DISCERNERE

Uno sguardo profetico sugli eventi

Il dramma dei partigiani traditi dai comunisti

Tratto da Il Giornale del 10 febbraio 2010

Il Giorno del Ricordo è uno dei frutti della caduta del comunismo. Finché ci sono stati Urss e Pci le vicende legate alla strage di Porzus, alle foibe e all’esodo sono state tenute lontano dalla memoria nazionale e dai manuali scolastici.
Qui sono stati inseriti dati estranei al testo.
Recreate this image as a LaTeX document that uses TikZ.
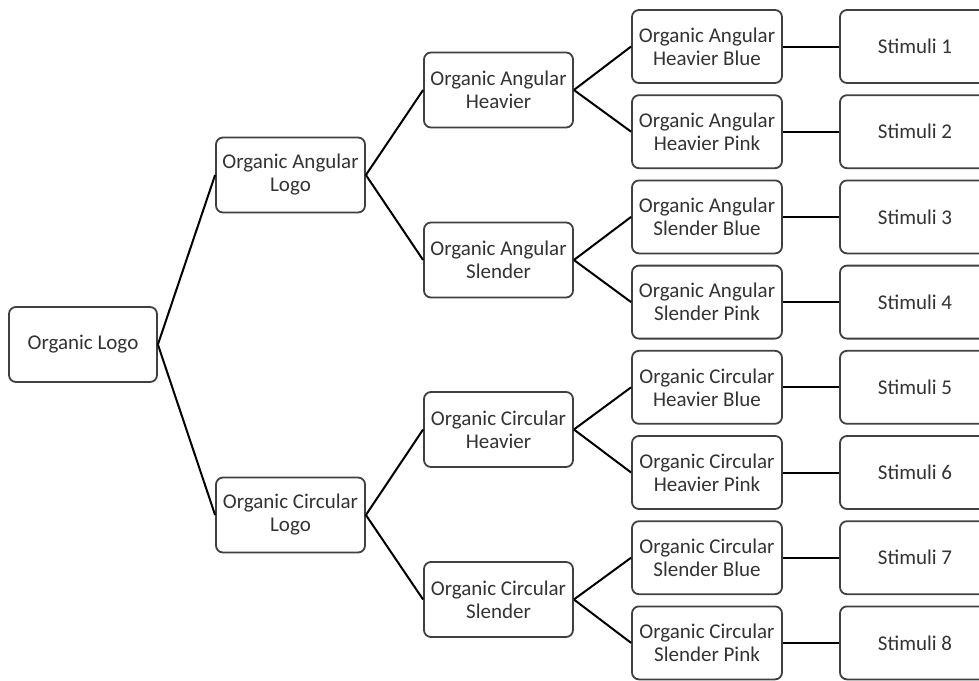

Dopo il 1991 la verità si è fatta strada, anche se bollata come «revisionismo». La sostanza del «revisionismo» consiste nel fatto che la generale ammissione dei crimini commessi dai comunisti ha destabilizzato il richiamo all’antifascismo come categoria fondante della democrazia; in seguito è iniziata anche una rilettura di pagine che erano state stracciate, o mistificate, della Resistenza.

Proprio nei giorni scorsi l’Associazione degli ex partigiani della Osoppo-Friuli ha ricordato a Udine questi tragici capitoli della storia nazionale. In modo preciso storici come Elena Aga-Rossi, Roberto Chiarini, Pietro Neglie, Paolo Pezzino, Raoul Pupo e Tommaso Piffer hanno messo a fuoco in modo organico luci e ombre dell’antifascismo e soprattutto le fratture e le radicali contrapposizioni all’interno della Resistenza a partire appunto dalle vicende che si svolsero sul confine nord-orientale dove i comunisti animarono una Resistenza «parallela» al di fuori del Cln e contro gli alleati nel segno di un «internazionalismo» anti-italiano e filosovietico. Il disegno di assorbimento delle brigate partigiane italiane nell’esercito jugoslavo, con l’epurazione dei militari italiani che avevano dato vita alla Resistenza in quanto rei di aver combattuto contro la Jugoslavia, iniziò mentre l’Urss patrocinava l’ingresso del Pci nel governo Badoglio. A tradire, favorendo i tedeschi, furono infatti i partigiani comunisti. Già prima del massacro di Porzus del febbraio 1945 nella ritirata invernale i partigiani comunisti avevano facilitato i tedeschi nell’assalto ai partigiani non comunisti della Osoppo. Così l’osovano Guido Pasolini scrisse al fratello Pier Paolo: «Incaricati di proteggerci le spalle (i comunisti) si ritirarono senza sparare un colpo! Ancora una volta ingannati!».

Nell’ottobre del 1944 Palmiro Togliatti, dopo aver ricevuto a Roma gli emissari di Tito, Kardelj e Gilas, impartisce a Vincenzo Bianco, rappresentante del Pci nella Venezia Giulia, l’ordine di «favorire l’occupazione della Regione Giuliana da parte delle truppe del Maresciallo Tito». In quelle stesse settimane identiche rivendicazioni e proposte venivano avanzate da parte jugoslava al Cln dell’Alta Italia, ma l’inviato di Tito riceveva il più categorico rifiuto da parte di Alfredo Pizzoni, che presiedeva il vertice dell’antifascismo italiano. E gli stessi «garibaldini» che avevano compiuto la strage di Porzus dopo essere stati inglobati nel IX Korpus vennero trasferiti dal Friuli sempre più ad est dell’Isonzo e poi verso Lubiana in modo da non far partecipare partigiani italiani, anche se comunisti, alla liberazione di Trieste. E proprio in quell’occasione, il 1° maggio 1945, Togliatti emetteva la direttiva ai militanti comunisti presenti a Trieste «ad accogliere le truppe di Tito come truppe liberatrici». Da quel giorno iniziò la tragedia delle foibe e dell’esodo.